The Ooyala Video Index for the second quarter of 2015 has revealed just how fundamental and rapidly growing the mobile platform is for video viewing.
The quarterly report showed that 44% of all online viewing was now on mobile devices, and that nearly half of all ad impressions for publishers were on mobile devices during the quarter, an 11% increase from the first quarter of the year. Taken together, said the online video firm, the trends suggest advertisers are shifting ad dollars to match the influx of mobile viewing and to serve a new generation of TV viewers who Ooyala regards as more comfortable watching content on mobile devices.
The data also showed that since Q2 2012, mobile viewing has grown at an annual compound growth rate of 111%, peaking at 44% of all online viewing in Q2 2015, and an 844% climb since 2012.
The Ooyala report also shows that smartphones received eight times more plays than tablets this quarter, and predicts that by the year's end half of all online video starts will be on mobile devices as smartphone screens become larger, viewers increasingly watch long-form premium content, and more mobile operators packaging premium content into their services.
Mobile phones (32%) remained a popular screen for watching short-form video in lengths of one to three minutes, although PCs (32%) appeared to be equally as popular. For longer-form content of over ten minutes in length, views by device were more even. Tablets (57%) and connected TVs (53%) saw a slightly higher percentage of views, followed by desktop (40%) and mobile phones (33%).
"It's all about mobile.
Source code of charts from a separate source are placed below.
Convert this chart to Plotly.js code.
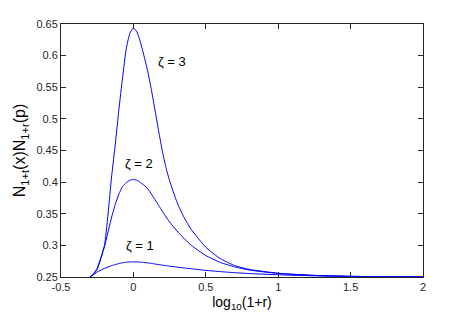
<!DOCTYPE html>
<html>
<head>
<meta charset="utf-8">
<script src="https://cdn.plot.ly/plotly-3.0.1.min.js"></script>
<style>
  html, body { margin: 0; padding: 0; background: #fff; }
  #chart { width: 468px; height: 312px; }
</style>
</head>
<body>
<div id="chart"></div>
<script>
// ── Data ─────────────────────────────────────────────────────────────────

const logR = [-0.301, -0.28, -0.25, -0.2, -0.15, -0.125, -0.1, -0.075, -0.05, -0.025, 0,
  0.025, 0.05, 0.075, 0.1, 0.125, 0.15, 0.175, 0.2, 0.225, 0.25, 0.3, 0.35, 0.4, 0.5, 0.6, 0.7, 0.8, 1.0, 1.25, 1.5, 1.75, 2.0];

const zeta3 = [0.25, 0.254, 0.264, 0.30, 0.41, 0.46, 0.515, 0.565, 0.61, 0.635, 0.644,
  0.637, 0.62, 0.598, 0.574, 0.545, 0.513, 0.48, 0.449, 0.423, 0.402, 0.369, 0.344, 0.325, 0.297, 0.279, 0.268, 0.262, 0.256, 0.2525, 0.251, 0.2505, 0.2502];

const zeta2 = [0.25, 0.253, 0.262, 0.298, 0.345, 0.365, 0.381, 0.393, 0.399, 0.403, 0.404,
  0.403, 0.399, 0.395, 0.389, 0.381, 0.372, 0.363, 0.354, 0.345, 0.337, 0.323, 0.311, 0.300, 0.284, 0.273, 0.266, 0.261, 0.2555, 0.2525, 0.251, 0.2505, 0.2502];

const zeta1 = [0.25, 0.253, 0.258, 0.2635, 0.268, 0.2697, 0.2713, 0.2725, 0.2733, 0.2738, 0.274,
  0.2738, 0.2735, 0.2729, 0.2722, 0.2714, 0.2705, 0.2696, 0.2688, 0.268, 0.2672, 0.2657, 0.2643, 0.263, 0.2605, 0.2585, 0.2568, 0.2555, 0.2535, 0.2518, 0.251, 0.2505, 0.2502];

const xTicks = [-0.5, 0, 0.5, 1, 1.5, 2];
const xTickText = ['-0.5', '0', '0.5', '1', '1.5', '2'];
const yTicks = [0.25, 0.3, 0.35, 0.4, 0.45, 0.5, 0.55, 0.6, 0.65];
const yTickText = ['0.25', '0.3', '0.35', '0.4', '0.45', '0.5', '0.55', '0.6', '0.65'];

const labels = ['\u03b6 = 1', '\u03b6 = 2', '\u03b6 = 3'];
const labelX = [-0.065, -0.074, 0.155];
const labelY = [0.300, 0.430, 0.591];

// ── Chart ────────────────────────────────────────────────────────────────

const FONT = 'Liberation Sans, Arial, Helvetica, sans-serif';
const AXIS = {
  showgrid: false, zeroline: false,
  showline: true, linecolor: '#262626', linewidth: 1, mirror: 'ticks',
  ticks: 'inside', ticklen: 5, tickcolor: '#262626', tickwidth: 1,
  tickfont: { family: FONT, size: 11, color: '#262626' },
};

const traces = [zeta1, zeta2, zeta3].map((ys, i) => ({
  x: logR, y: ys,
  type: 'scatter', mode: 'lines',
  line: { color: '#0000ff', width: 1, shape: 'spline', smoothing: 0.5 },
  name: labels[i],
}));

const layout = {
  width: 468, height: 312,
  margin: { l: 61, r: 45, t: 24, b: 35 },
  paper_bgcolor: '#fff', plot_bgcolor: '#fff',
  showlegend: false,
  xaxis: {
    ...AXIS, range: [-0.5, 2],
    tickvals: xTicks, ticktext: xTickText,
    title: { text: 'log<sub>10</sub>(1+r)', font: { family: FONT, size: 14, color: '#000' }, standoff: 5 },
  },
  yaxis: {
    ...AXIS, range: [0.25, 0.65],
    tickvals: yTicks, ticktext: yTickText,
    title: { text: 'N<sub>1+t</sub>(x)N<sub>1+r</sub>(p)', font: { family: FONT, size: 16, color: '#000' }, standoff: 6 },
  },
  annotations: labels.map((t, i) => ({
    x: labelX[i], y: labelY[i], text: t,
    xanchor: 'left', yanchor: 'middle', showarrow: false,
    font: { family: FONT, size: 13, color: '#000' },
  })),
};

Plotly.newPlot('chart', traces, layout, { staticPlot: true, displayModeBar: false });
</script>
</body>
</html>
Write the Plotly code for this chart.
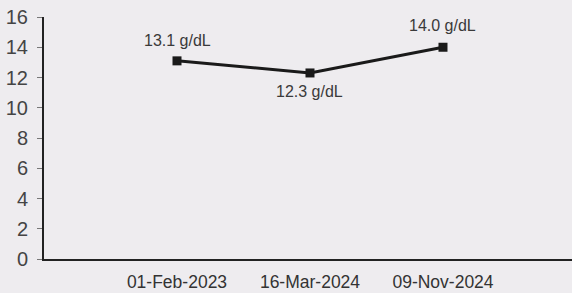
import plotly.graph_objects as go

dates = ["01-Feb-2023", "16-Mar-2024", "09-Nov-2024"]
values = [13.1, 12.3, 14.0]
labels = ["13.1 g/dL", "12.3 g/dL", "14.0 g/dL"]
label_shift = [20.5, -18.5, 21.5]
y_ticks = [0, 2, 4, 6, 8, 10, 12, 14, 16]

FONT = "Liberation Sans, Arial"
BG = "#eeecef"

fig = go.Figure()
fig.add_trace(go.Scatter(
    x=dates, y=values, mode="lines+markers",
    line=dict(color="#1a1a1a", width=3),
    marker=dict(symbol="square", size=9, color="#1a1a1a"),
    showlegend=False,
))
for d, v, t, s in zip(dates, values, labels, label_shift):
    fig.add_annotation(x=d, y=v, text=t, showarrow=False, yshift=s,
                       font=dict(family=FONT, size=16, color="#3a3a3a"))

fig.update_layout(
    width=572, height=293,
    margin=dict(l=44, r=0, t=17, b=34),
    paper_bgcolor=BG, plot_bgcolor=BG,
    font=dict(family=FONT, color="#333333"),
)
fig.update_xaxes(
    type="category", range=[-1, 2.97], automargin=False,
    showline=True, linecolor="#222222", linewidth=2,
    showgrid=False, zeroline=False, ticks="", ticklabelstandoff=6,
    tickfont=dict(size=17.5, color="#333333"),
)
fig.update_yaxes(
    range=[0, 16], tickvals=y_ticks, automargin=False,
    showline=True, linecolor="#222222", linewidth=2,
    showgrid=False, zeroline=False, ticks="outside", ticklen=5, tickcolor="#777777",
    ticklabelstandoff=5, ticklabeloverflow="allow",
    tickfont=dict(size=20, color="#444444"),
)
fig.write_html(
    "out.html",
    config={"displayModeBar": False},
    post_script=f"document.body.style.margin='0';document.body.style.background='{BG}';"
                "document.body.style.overflow='hidden';",
)
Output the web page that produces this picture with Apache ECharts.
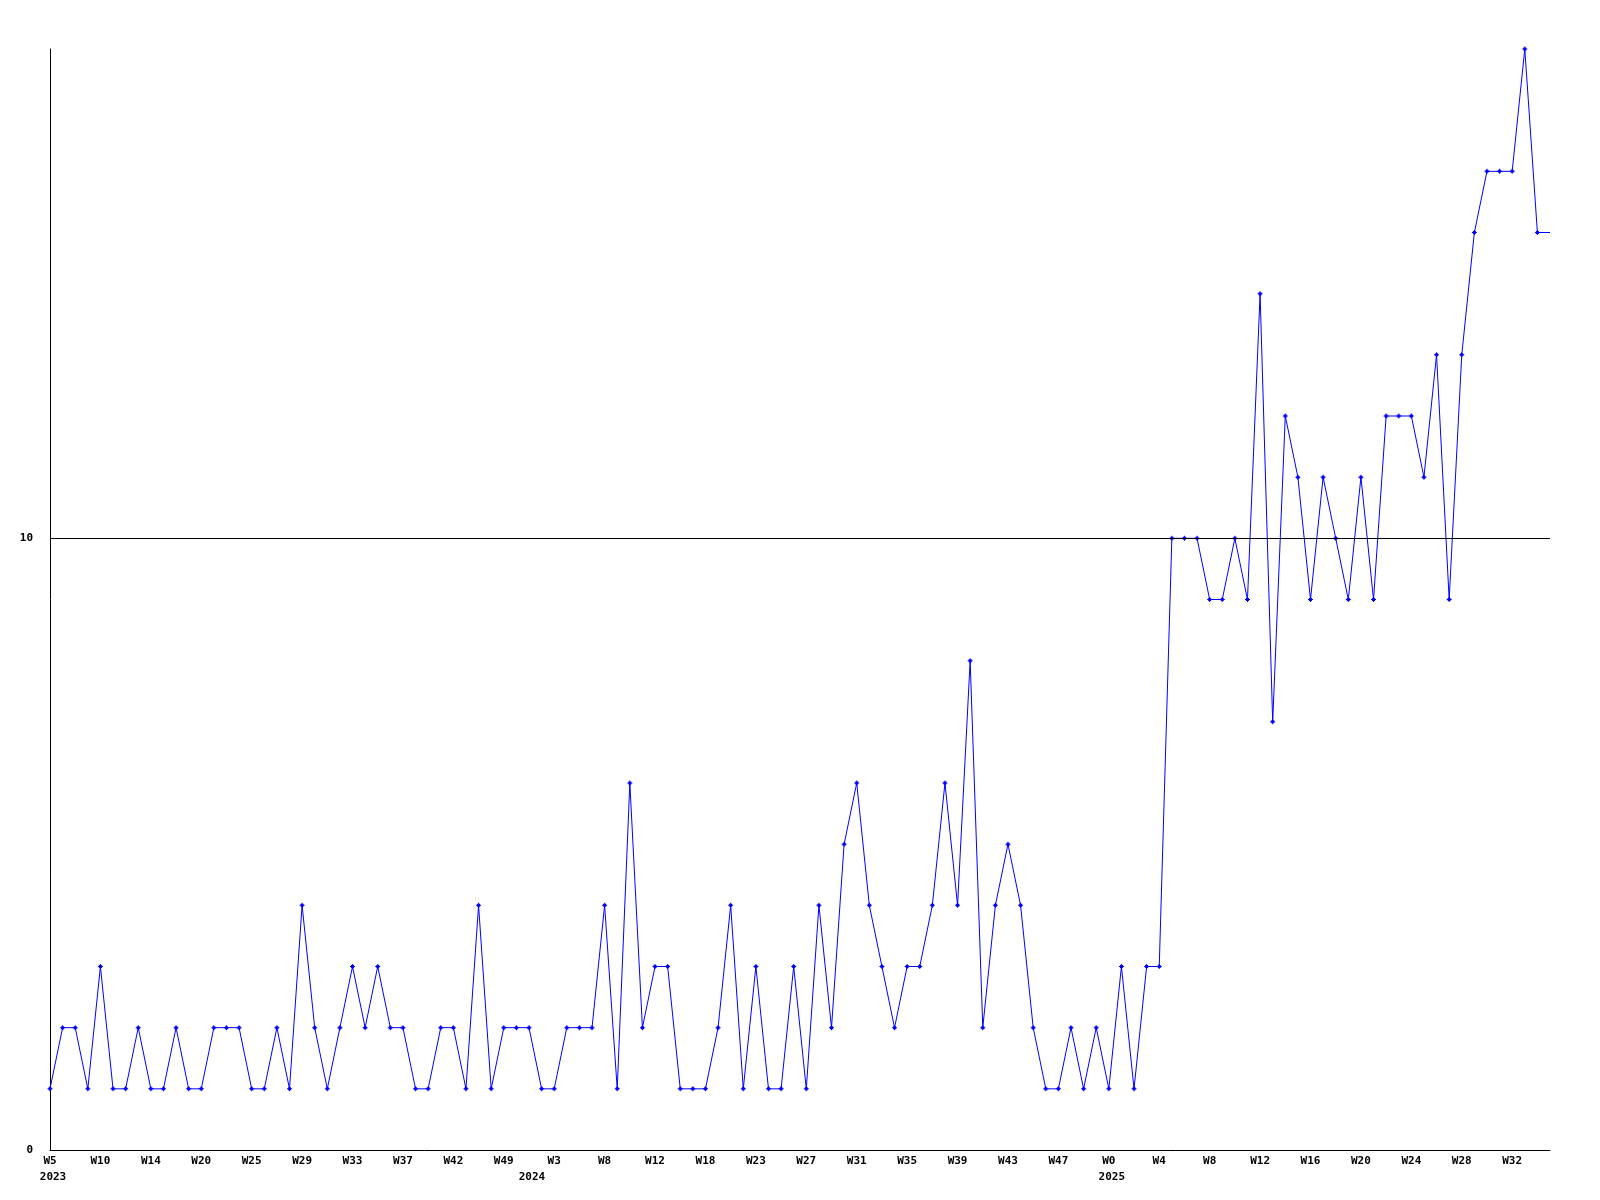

From the array of devices on which we watch TV to the way the industry has begun to treat ad inventories, all signs point to mobile as the key to a bigger, better TV business," said Ooyala principal analyst Jim O'Neill. "This quarter's growth of broadband subscribers and the corresponding loss of pay-TV subscribers, paired with the increase of digital ad spend by brands and agencies is the evidence that business models, budgets and strategies from broadcasters to advertisers are changing dramatically to align with viewer behaviour."
Of the other findings in the report, the continued growth of programmatic trading among premium broadcasters and publishers stood out. Using a sample of more than 40 European broadcasters using its Pulse SSP its programmatic trading technology, Ooyala found that from the beginning of March 2015 to June 2015, these companies saw their eCPMs increase more than 25% on average, while their collective programmatic advertising revenue grew 119%. The growth was attributed to the increase of programmatic direct deals. Deal ID transactions, which allow for one-to-one deals in a programmatic environment, grew at a monthly rate of 79% in Q1 2015, and in Q2 deal IDs grew more than two times that rate, at 176%.